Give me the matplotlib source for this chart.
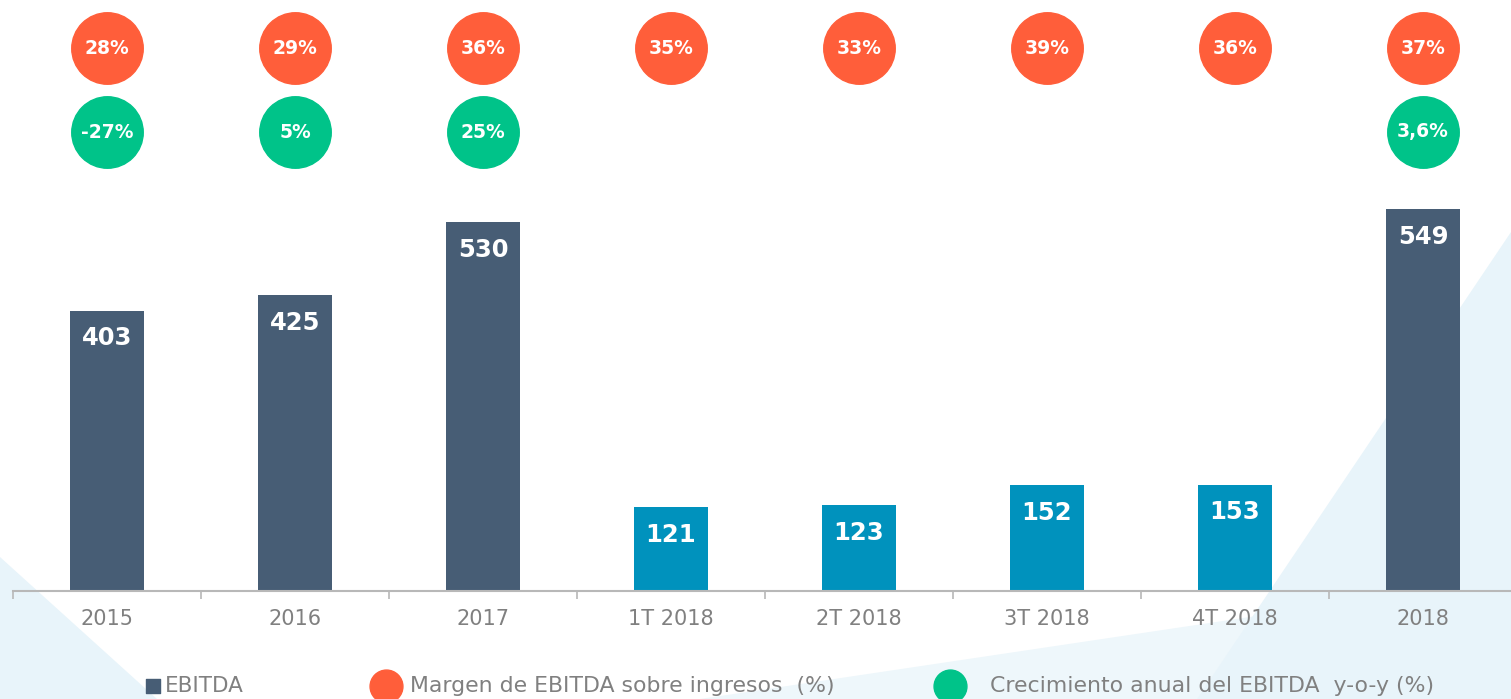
import matplotlib.pyplot as plt
from matplotlib.patches import Polygon

# Datos del gráfico
categorias = ['2015', '2016', '2017', '1T 2018', '2T 2018', '3T 2018', '4T 2018', '2018']
ebitda = [403, 425, 530, 121, 123, 152, 153, 549]
margen = ['28%', '29%', '36%', '35%', '33%', '39%', '36%', '37%']
crecimiento = ['-27%', '5%', '25%', '', '', '', '', '3,6%']

# Colores
azul_oscuro = '#475d75'
azul_claro = '#0092bd'
naranja = '#ff5e3a'
verde = '#00c389'
gris = '#808080'
fondo = '#e8f4fa'

# Trimestres en azul claro, años en azul oscuro
colores_barras = [azul_claro if 'T ' in c else azul_oscuro for c in categorias]

W, H = 1511, 699
fig = plt.figure(figsize=(W / 100, H / 100), dpi=100)

# Fondo con triángulos azul claro (coordenadas en píxeles)
bg = fig.add_axes([0, 0, 1, 1], zorder=0)
bg.set_xlim(0, W)
bg.set_ylim(H, 0)
bg.axis('off')
bg.add_patch(Polygon([(700, H), (W, 578), (W, H)], color='#eef7fb', lw=0))
bg.add_patch(Polygon([(W, 232), (1197, H), (W, H)], color=fondo, lw=0))
bg.add_patch(Polygon([(0, 557), (157, H), (0, H)], color=fondo, lw=0))

# Ejes principales
base = 591
escala = 0.696  # px por unidad
ax = fig.add_axes([13 / W, (H - base) / H, 1498 / W, base / H], zorder=1)
ax.patch.set_alpha(0)
ax.set_xlim(-0.5, 7.5 - 6 / 188)
ax.set_ylim(0, base / escala)

x = range(len(categorias))
ax.bar(x, ebitda, width=0.39, color=colores_barras, zorder=2)

# Etiquetas de valor dentro de las barras
for i, v in enumerate(ebitda):
    ax.annotate(str(v), (i, v), xytext=(0, -20), textcoords='offset points',
                ha='center', va='center', color='white', fontsize=17.5,
                fontweight='bold', zorder=3)

# Círculos de margen y crecimiento
y_margen = (base - 48) / escala
y_crec = (base - 132) / escala
for i in x:
    ax.scatter(i, y_margen, s=2650, color=naranja, zorder=3, clip_on=False)
    ax.text(i, y_margen, margen[i], ha='center', va='center', color='white',
            fontsize=13.5, fontweight='bold', zorder=4)
    if crecimiento[i]:
        ax.scatter(i, y_crec, s=2650, color=verde, zorder=3, clip_on=False)
        ax.text(i, y_crec, crecimiento[i], ha='center', va='center', color='white',
                fontsize=13.5, fontweight='bold', zorder=4)

# Eje X
for s in ['top', 'right', 'left']:
    ax.spines[s].set_visible(False)
ax.spines['bottom'].set_color('#b8b8b8')
ax.spines['bottom'].set_linewidth(1.5)
ax.set_yticks([])
ax.set_xticks([i - 0.5 for i in range(8)])
ax.set_xticklabels([])
ax.tick_params(axis='x', which='major', length=6, width=1.2, color='#b8b8b8')
ax.set_xticks(list(x), minor=True)
ax.set_xticklabels(categorias, minor=True)
ax.tick_params(axis='x', which='minor', length=0, pad=13, labelsize=15, labelcolor=gris)

# Leyenda manual (coordenadas en píxeles)
ly = 686
bg.scatter(153, ly, marker='s', s=95, color=azul_oscuro, zorder=5)
bg.text(165, ly, 'EBITDA', va='center', ha='left', fontsize=15.5, color=gris)
bg.scatter(386, ly, s=560, color=naranja, zorder=5)
bg.text(410, ly, 'Margen de EBITDA sobre ingresos  (%)', va='center', ha='left',
        fontsize=15.8, color=gris)
bg.scatter(950, ly, s=560, color=verde, zorder=5)
bg.text(990, ly, 'Crecimiento anual del EBITDA  y-o-y (%)', va='center', ha='left',
        fontsize=15.8, color=gris)

fig.savefig('out.png', dpi=100)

● ● ● ● ● ● ●

WHAT TO WORK ON >> Write out each line of the listing above, exactly, from its first line to the line holding "from matplotlib.patches import Polygon", inclusive. Skip the pictures.

ANSWER BELOW >>
Give me the matplotlib source for this chart.
import matplotlib.pyplot as plt
from matplotlib.patches import Polygon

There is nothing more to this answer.